En consecuencia, cuando la amenaza se incrementa y está claro el objetivo –asegurar la igualdad de los españoles y mantener nuestra integridad territorial– no hay tiempo que perder. Resulta frustrante que una propuesta tan sensata no haya merecido la atención debida de los partidos que aspiran a convertirse en alternativa al peor Gobierno de España de nuestra democracia. Menos se entiende aun cuando hace poco más de un año, en las elecciones autonómicas vascas, PP y Ciudadanos se presentaron en coalición. Y no se entiende tampoco que Vox, que presume de ser el mayor garante de nuestra unidad, ignore esta llamada de socorro que surge de lo mejor de Cataluña.
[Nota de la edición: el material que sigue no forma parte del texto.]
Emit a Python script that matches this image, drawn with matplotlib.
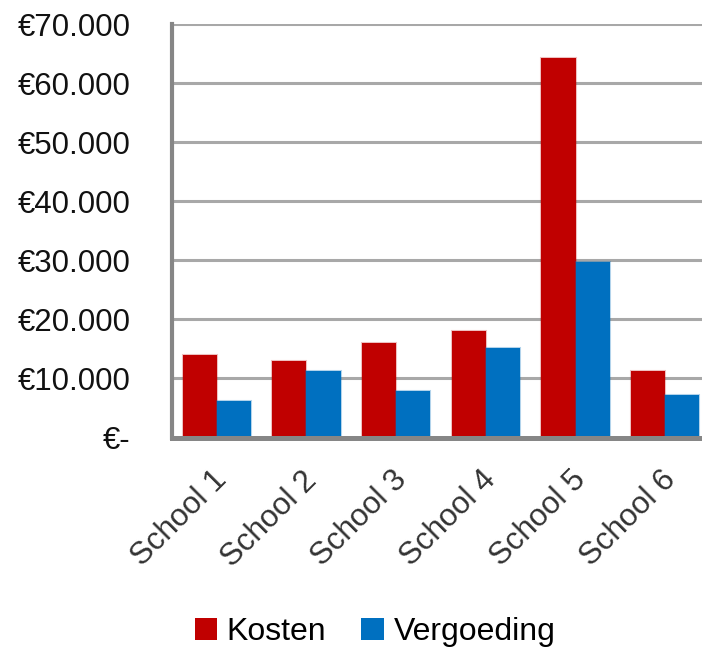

Por tanto, la pelota está en el alero de quienes consideran –de quienes consideramos– que nuestra Nación debe ser defendida en un momento crítico de su historia. El bien superior a preservar es España y su unidad; cuando su futuro está en riesgo sobran la táctica partidista y el cortoplacismo, es el momento de la altura de miras, la generosidad y el acuerdo. Conviene terminar recordando la réplica tras la jura o promesa de la bandera una vez adquirido el compromiso de defenderla como símbolo de la unidad de la Patria: «Si así lo hacéis, la Patria os lo agradecerá y premiará y si no, mereceréis su desprecio y su castigo como indignos hijos de ella».

Carlos Urquijo fue delegado del Gobierno en el País Vasco.